There is irony to be sure, in the fact that yesterday I wrote a post about how helpful walking is for me as a spiritual practice in general, but especially as a part of grieving. Then last night I pulled a flattened box out from beside the fridge and out popped a strip of wood with four long nails sticking out. It seems to be the remnants of getting our flooring replaced last March and has been hiding ever since. I didn't see the offending nails and stepped right on one with my bare foot and then promptly screeched. It could have been much worse, the nails were long enough to go right through my foot (no stigmata jokes please) but only punctured the bottom (yes, my tetanus shots are up to date). I cleaned it up and now its pretty sore, so no walking for a few days.
I had a spur-of-the-moment lunch yesterday with a good friend (pre-puncture). We both are involved with multiple projects as a part of our work, needing to work several places to bring in enough income. And we both struggle to find enough time for writing. I love the different workshops I get to do and the people I meet, but sometimes juggling all those pieces seems more tiring than if I worked one job with more hours. Plus working from home quite a bit I never fully leave work behind. A while back I was reading someone's blog (sorry I can't remember which it was) and they mentioned working as a coffee roaster. I was so taken with that image of working in a job so tactile and being able to leave it behind at the end of the day. So my friend and I were daydreaming out loud together about what kind of part-time job we'd like to have in an alternate universe where it would support our writing. I think something like working in an animal shelter or a wildlife sanctuary sounds wonderful.

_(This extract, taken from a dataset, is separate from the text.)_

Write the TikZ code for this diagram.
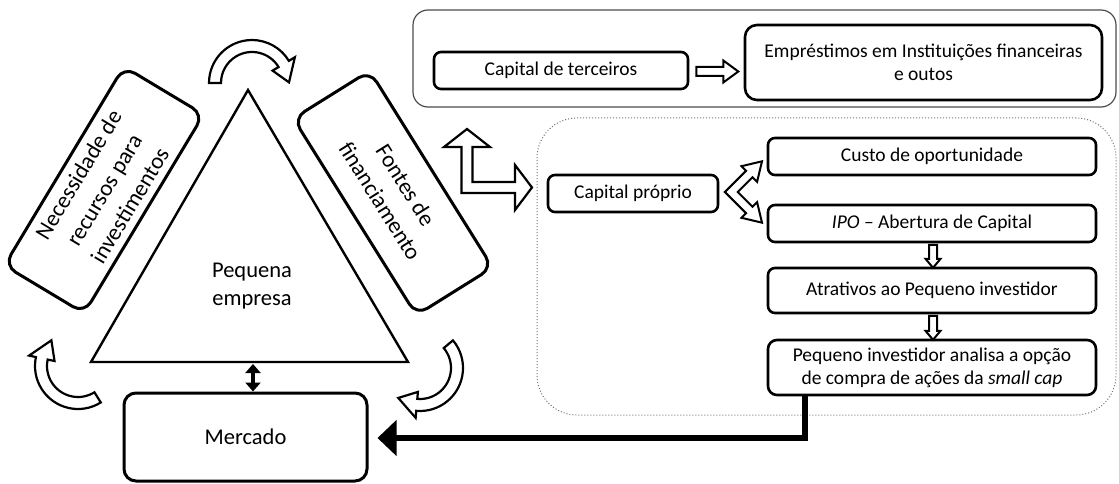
\documentclass[tikz,border=0pt]{standalone}
\usepackage{fontspec}
\setmainfont{Carlito}
\usetikzlibrary{arrows.meta,calc}
\newcommand{\blockarrow}[7]{%
  \begin{scope}[shift={#1},rotate=#2]
    \draw[#7] (0,-#4) -- ({#3-#6},-#4) -- ({#3-#6},-#5) -- (#3,0) -- ({#3-#6},#5) -- ({#3-#6},#4) -- (0,#4) -- cycle;
  \end{scope}}
\newcommand{\curvedarrow}[4]{%
  \draw[hollow] ([shift={(#2:43)}]#1) arc[start angle=#2,end angle=#3,radius=43]
    -- ([shift={(#3:50)}]#1) -- ([shift={(#4:37)}]#1) -- ([shift={(#3:24)}]#1)
    -- ([shift={(#3:31)}]#1) arc[start angle=#3,end angle=#2,radius=31] -- cycle;}
\begin{document}
\begin{tikzpicture}[x=1pt,y=1pt,
  bigtxt/.style={font=\fontsize{22.5}{27.5}\selectfont},
  rottxt/.style={font=\fontsize{23}{30}\selectfont},
  smalltxt/.style={font=\fontsize{19.5}{23}\selectfont},
  boxb/.style={draw=black, line width=3pt, rounded corners=13pt, align=center, inner sep=0pt, fill=white},
  sbox/.style={draw=black, line width=2.6pt, rounded corners=7pt, align=center, inner sep=0pt, smalltxt, fill=white},
  hollow/.style={draw=black, fill=white, line width=2.2pt, line join=miter},
  hollowsm/.style={draw=black, fill=white, line width=2pt, line join=miter},
]
\useasboundingbox (0,0) rectangle (1119,-484);

% group frames
\node[draw=black!70, line width=1.2pt, rounded corners=15pt, minimum width=703pt, minimum height=97pt, inner sep=0pt] (tergroup) at (764.5,-58.5) {};
\node[draw=black!55, dotted, line width=1pt, rounded corners=40pt, minimum width=579pt, minimum height=297pt, inner sep=0pt] (propgroup) at (826.5,-266.5) {};

% triangle
\coordinate (tA) at (248,-90);
\coordinate (tB) at (91,-362);
\coordinate (tC) at (408,-362);
\draw[line width=2.4pt, line join=miter] (tA) -- (tB) -- (tC) -- cycle;
\node[bigtxt, align=center] (pe) at (252,-286) {Pequena\\empresa};

% rotated boxes
\node[boxb, rottxt, rotate=59, minimum width=232pt, minimum height=93pt] (need) at (104,-190) {Necessidade de\\recursos para\\investimentos};
\node[boxb, rottxt, rotate=-58, minimum width=232pt, minimum height=90pt] (fontes) at (393,-193) {Fontes de\\financiamento};

% mercado
\node[boxb, bigtxt, rounded corners=12pt, minimum width=243pt, minimum height=88pt] (merc) at (245.5,-437) {Mercado};

% double arrow triangle <-> mercado
\coordinate (tbase) at (253,-364);
\draw[line width=4pt, {Triangle[length=9pt,width=15pt]}-{Triangle[length=9pt,width=15pt]}] (tbase) -- (tbase |- merc.north);

% curved cycle arrows
\coordinate (cA) at (252,-83);
\coordinate (cB) at (420,-368);
\coordinate (cC) at (78,-366);
\curvedarrow{cA}{180}{31}{1}
\curvedarrow{cB}{40}{-95}{-126}
\curvedarrow{cC}{-58}{-192}{-224}

% right side boxes
\node[sbox, minimum width=254pt, minimum height=37pt] (terc) at (561,-70.5) {Capital de terceiros};
\node[sbox, rounded corners=12pt, minimum width=357pt, minimum height=75pt] (emp) at (923.5,-62.5) {Empréstimos em Instituições financeiras\\e outos};
\node[sbox, minimum width=170pt, minimum height=37pt] (cp) at (633,-193.5) {Capital próprio};
\node[sbox, minimum width=328pt, minimum height=37pt] (custo) at (932,-156.5) {Custo de oportunidade};
\node[sbox, minimum width=328pt, minimum height=37pt] (ipo) at (932,-223.5) {\textit{IPO} – Abertura de Capital};
\node[sbox, minimum width=328pt, minimum height=45pt] (atr) at (932,-290.5) {Atrativos ao Pequeno investidor};
\node[sbox, rounded corners=9pt, minimum width=328pt, minimum height=55pt] (peq) at (932,-367.5) {Pequeno investidor analisa a opção\\de compra de ações da \textit{small cap}};

% hollow arrows
\blockarrow{($(terc.east)+(7,-1)$)}{0}{42}{4.5}{11}{15}{hollowsm}
\blockarrow{($(ipo.south)+(1,-1.5)$)}{-90}{23}{4}{7.5}{9}{hollowsm}
\blockarrow{($(atr.south)+(1,-1.5)$)}{-90}{24}{4}{7.5}{9}{hollowsm}

% L-shaped double hollow arrow
\coordinate (lc) at (467,-187.5);
\draw[hollow, shift={(lc)}] (0,58.5) -- (23,40.5) -- (5.5,40.5) -- (5.5,5.5) -- (48,5.5) -- (48,22.5) -- (65,0) -- (48,-22.5) -- (48,-5.5) -- (-5.5,-5.5) -- (-5.5,40.5) -- (-23,40.5) -- cycle;

% chevron double arrow from capital proprio
\coordinate (chv) at ($(cp.east)+(5.6,1.5)$);
\draw[hollowsm, shift={(chv)}] (0,0) -- (21.2,21.2) -- (16.6,25.8) -- (37.1,30.7) -- (32.2,10.2) -- (27.6,14.8) -- (12.8,0) -- (27.6,-14.8) -- (32.2,-10.2) -- (37.1,-30.7) -- (16.6,-25.8) -- (21.2,-21.2) -- cycle;

% thick black connector to mercado
\coordinate (bx) at (805,-400);
\draw[line width=6.5pt, line join=miter, -{Triangle[length=19pt,width=35pt]}, shorten >=9pt] (peq.south -| bx) |- ($(merc.east)+(0,-1)$);
\end{tikzpicture}
\end{document}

Sometimes I like to imagine what my parallel life would look like, the one with unlimited time and energy and money. I would certainly have time for learning the guitar and biblical Hebrew, taking more art classes, working on an organic farm and volunteering with animals, doing training in CPE, and cooking lavish dinners every night.
And yet my life is so very rich and full. The above is more an exercise in imagination and playfulness than any deep-rooted dissatisfaction. I am blessed that my husband and I commit to living simply so that I have more freedom around the choices I make for work and we have more time to spend together.
One of my life-long struggles has been always having more creative ideas than I could ever possibly act on. Sometimes it is frustrating to hit your own limits so firmly. But lately I have been trying to embrace the grace of limits. God will always have far more possibilities open to me than I can ever live into. That is part of the abundance of holiness and the limits of my humanity. Embracing my limits means being that much more intentional about the choices I do make. It means knowing that the world will always be full beyond measure, overflowing, and in this lifetime I will only get a taste.
So with this new limit on my foot I will explore other ways of embodied exploration. Grief brings a sharp awareness of limits. Yet the other side of it is the knowledge that I have loved fully and well. The grace of limits invites us into the fullness of what we can do, to celebrate our choices, and to live in gratitude for possibility.